» **Aim**: Drop every picture. Then return, exactly, the lines from the beginning of the listing below through the one containing "const y = d3.scaleLinear().domain([0, 10000]).range([B, T]);".

● ● ● ● ●

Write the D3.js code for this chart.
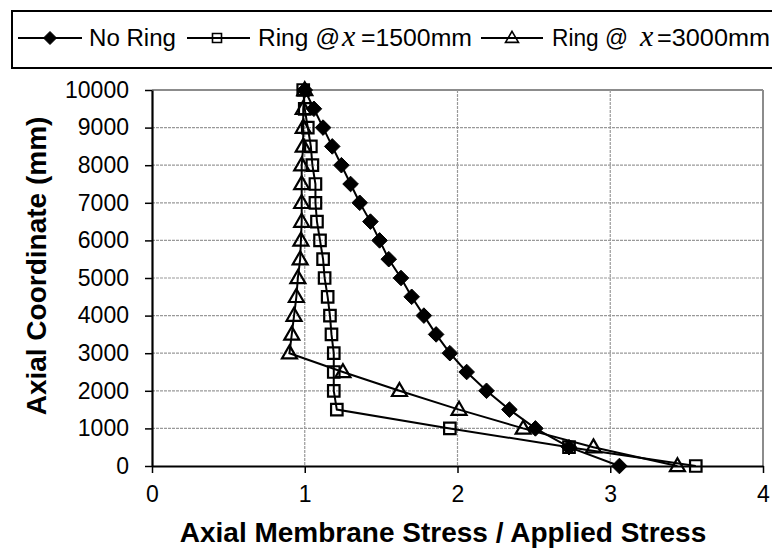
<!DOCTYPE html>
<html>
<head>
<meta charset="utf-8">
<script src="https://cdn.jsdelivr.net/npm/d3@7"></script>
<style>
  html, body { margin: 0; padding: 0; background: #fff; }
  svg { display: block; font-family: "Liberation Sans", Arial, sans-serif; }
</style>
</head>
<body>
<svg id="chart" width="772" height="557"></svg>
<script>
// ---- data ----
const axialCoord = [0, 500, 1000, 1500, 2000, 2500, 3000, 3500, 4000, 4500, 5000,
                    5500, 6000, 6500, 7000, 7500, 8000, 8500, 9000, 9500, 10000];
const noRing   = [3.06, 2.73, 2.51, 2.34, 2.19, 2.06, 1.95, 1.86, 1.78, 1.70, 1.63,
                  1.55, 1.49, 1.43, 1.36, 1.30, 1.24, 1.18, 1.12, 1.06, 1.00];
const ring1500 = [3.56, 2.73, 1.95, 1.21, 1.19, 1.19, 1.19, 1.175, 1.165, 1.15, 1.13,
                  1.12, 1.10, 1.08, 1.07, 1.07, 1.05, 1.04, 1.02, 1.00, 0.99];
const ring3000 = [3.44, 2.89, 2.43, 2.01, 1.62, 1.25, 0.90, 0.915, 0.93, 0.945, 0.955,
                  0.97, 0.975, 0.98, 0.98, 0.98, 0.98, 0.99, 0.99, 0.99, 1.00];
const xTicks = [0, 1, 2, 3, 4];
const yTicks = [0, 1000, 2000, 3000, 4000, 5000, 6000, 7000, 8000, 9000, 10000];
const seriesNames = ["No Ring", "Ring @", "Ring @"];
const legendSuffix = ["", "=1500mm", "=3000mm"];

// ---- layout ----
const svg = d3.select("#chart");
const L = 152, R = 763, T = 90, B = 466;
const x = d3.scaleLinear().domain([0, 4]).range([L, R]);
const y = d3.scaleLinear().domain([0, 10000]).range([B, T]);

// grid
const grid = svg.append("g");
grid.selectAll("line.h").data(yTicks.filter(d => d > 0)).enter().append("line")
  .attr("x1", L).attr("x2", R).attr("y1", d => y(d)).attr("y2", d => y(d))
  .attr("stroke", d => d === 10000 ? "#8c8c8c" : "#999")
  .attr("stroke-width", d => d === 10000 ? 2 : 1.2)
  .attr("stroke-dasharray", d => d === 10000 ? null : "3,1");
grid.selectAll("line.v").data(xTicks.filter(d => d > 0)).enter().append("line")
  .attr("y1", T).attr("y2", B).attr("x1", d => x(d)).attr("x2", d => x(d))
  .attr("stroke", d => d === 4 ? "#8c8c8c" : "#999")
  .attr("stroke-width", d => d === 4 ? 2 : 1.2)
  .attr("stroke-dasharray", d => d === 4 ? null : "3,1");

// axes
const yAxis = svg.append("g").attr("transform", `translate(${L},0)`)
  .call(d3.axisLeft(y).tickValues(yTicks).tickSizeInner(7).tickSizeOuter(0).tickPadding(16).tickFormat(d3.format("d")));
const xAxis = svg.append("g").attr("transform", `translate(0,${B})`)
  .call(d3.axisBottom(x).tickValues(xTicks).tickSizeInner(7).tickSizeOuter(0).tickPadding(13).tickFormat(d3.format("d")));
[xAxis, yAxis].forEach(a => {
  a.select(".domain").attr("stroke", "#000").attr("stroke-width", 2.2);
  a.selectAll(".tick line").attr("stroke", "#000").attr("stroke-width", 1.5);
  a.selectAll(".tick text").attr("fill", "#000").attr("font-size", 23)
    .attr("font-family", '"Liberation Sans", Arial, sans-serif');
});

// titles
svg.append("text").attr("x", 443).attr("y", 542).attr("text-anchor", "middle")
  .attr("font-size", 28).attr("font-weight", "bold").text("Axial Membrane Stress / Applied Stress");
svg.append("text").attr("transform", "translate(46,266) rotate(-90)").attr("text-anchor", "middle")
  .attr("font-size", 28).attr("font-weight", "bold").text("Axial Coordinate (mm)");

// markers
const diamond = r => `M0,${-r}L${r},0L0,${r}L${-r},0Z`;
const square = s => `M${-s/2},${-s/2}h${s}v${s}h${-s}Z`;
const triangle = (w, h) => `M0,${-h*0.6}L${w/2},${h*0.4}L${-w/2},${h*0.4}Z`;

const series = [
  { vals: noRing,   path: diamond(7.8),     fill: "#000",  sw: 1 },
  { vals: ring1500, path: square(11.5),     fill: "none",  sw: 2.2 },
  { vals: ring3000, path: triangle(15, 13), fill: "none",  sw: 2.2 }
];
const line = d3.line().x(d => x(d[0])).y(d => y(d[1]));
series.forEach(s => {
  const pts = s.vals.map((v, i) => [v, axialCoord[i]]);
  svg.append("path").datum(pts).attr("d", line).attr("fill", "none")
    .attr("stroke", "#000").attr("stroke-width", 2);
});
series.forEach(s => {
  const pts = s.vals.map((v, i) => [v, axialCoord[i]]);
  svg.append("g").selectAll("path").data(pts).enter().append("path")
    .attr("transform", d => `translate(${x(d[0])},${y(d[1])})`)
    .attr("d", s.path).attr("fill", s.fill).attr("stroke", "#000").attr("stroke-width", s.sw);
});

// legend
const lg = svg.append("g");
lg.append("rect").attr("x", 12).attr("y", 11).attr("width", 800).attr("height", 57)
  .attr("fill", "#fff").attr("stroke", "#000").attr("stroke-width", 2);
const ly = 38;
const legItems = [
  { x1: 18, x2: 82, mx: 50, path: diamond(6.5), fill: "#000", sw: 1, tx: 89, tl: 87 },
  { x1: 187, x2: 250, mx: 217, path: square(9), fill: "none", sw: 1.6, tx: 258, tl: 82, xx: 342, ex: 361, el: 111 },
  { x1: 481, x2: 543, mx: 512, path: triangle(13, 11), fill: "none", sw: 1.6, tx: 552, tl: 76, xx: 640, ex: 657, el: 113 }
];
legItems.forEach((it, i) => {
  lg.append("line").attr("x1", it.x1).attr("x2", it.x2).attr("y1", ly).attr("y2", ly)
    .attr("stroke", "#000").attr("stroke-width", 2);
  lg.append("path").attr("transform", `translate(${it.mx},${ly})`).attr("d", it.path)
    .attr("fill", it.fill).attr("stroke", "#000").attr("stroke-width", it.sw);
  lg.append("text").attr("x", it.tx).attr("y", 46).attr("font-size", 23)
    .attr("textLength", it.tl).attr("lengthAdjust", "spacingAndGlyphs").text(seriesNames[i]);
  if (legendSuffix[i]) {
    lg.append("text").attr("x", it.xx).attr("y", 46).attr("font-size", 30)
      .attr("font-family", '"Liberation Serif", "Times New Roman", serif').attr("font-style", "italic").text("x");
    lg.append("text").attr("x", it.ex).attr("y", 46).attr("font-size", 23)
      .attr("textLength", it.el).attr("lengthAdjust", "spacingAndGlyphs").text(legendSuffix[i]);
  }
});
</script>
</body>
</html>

● ● ● ● ●

» **Reply**:
Write the D3.js code for this chart.
<!DOCTYPE html>
<html>
<head>
<meta charset="utf-8">
<script src="https://cdn.jsdelivr.net/npm/d3@7"></script>
<style>
  html, body { margin: 0; padding: 0; background: #fff; }
  svg { display: block; font-family: "Liberation Sans", Arial, sans-serif; }
</style>
</head>
<body>
<svg id="chart" width="772" height="557"></svg>
<script>
// ---- data ----
const axialCoord = [0, 500, 1000, 1500, 2000, 2500, 3000, 3500, 4000, 4500, 5000,
                    5500, 6000, 6500, 7000, 7500, 8000, 8500, 9000, 9500, 10000];
const noRing   = [3.06, 2.73, 2.51, 2.34, 2.19, 2.06, 1.95, 1.86, 1.78, 1.70, 1.63,
                  1.55, 1.49, 1.43, 1.36, 1.30, 1.24, 1.18, 1.12, 1.06, 1.00];
const ring1500 = [3.56, 2.73, 1.95, 1.21, 1.19, 1.19, 1.19, 1.175, 1.165, 1.15, 1.13,
                  1.12, 1.10, 1.08, 1.07, 1.07, 1.05, 1.04, 1.02, 1.00, 0.99];
const ring3000 = [3.44, 2.89, 2.43, 2.01, 1.62, 1.25, 0.90, 0.915, 0.93, 0.945, 0.955,
                  0.97, 0.975, 0.98, 0.98, 0.98, 0.98, 0.99, 0.99, 0.99, 1.00];
const xTicks = [0, 1, 2, 3, 4];
const yTicks = [0, 1000, 2000, 3000, 4000, 5000, 6000, 7000, 8000, 9000, 10000];
const seriesNames = ["No Ring", "Ring @", "Ring @"];
const legendSuffix = ["", "=1500mm", "=3000mm"];

// ---- layout ----
const svg = d3.select("#chart");
const L = 152, R = 763, T = 90, B = 466;
const x = d3.scaleLinear().domain([0, 4]).range([L, R]);
const y = d3.scaleLinear().domain([0, 10000]).range([B, T]);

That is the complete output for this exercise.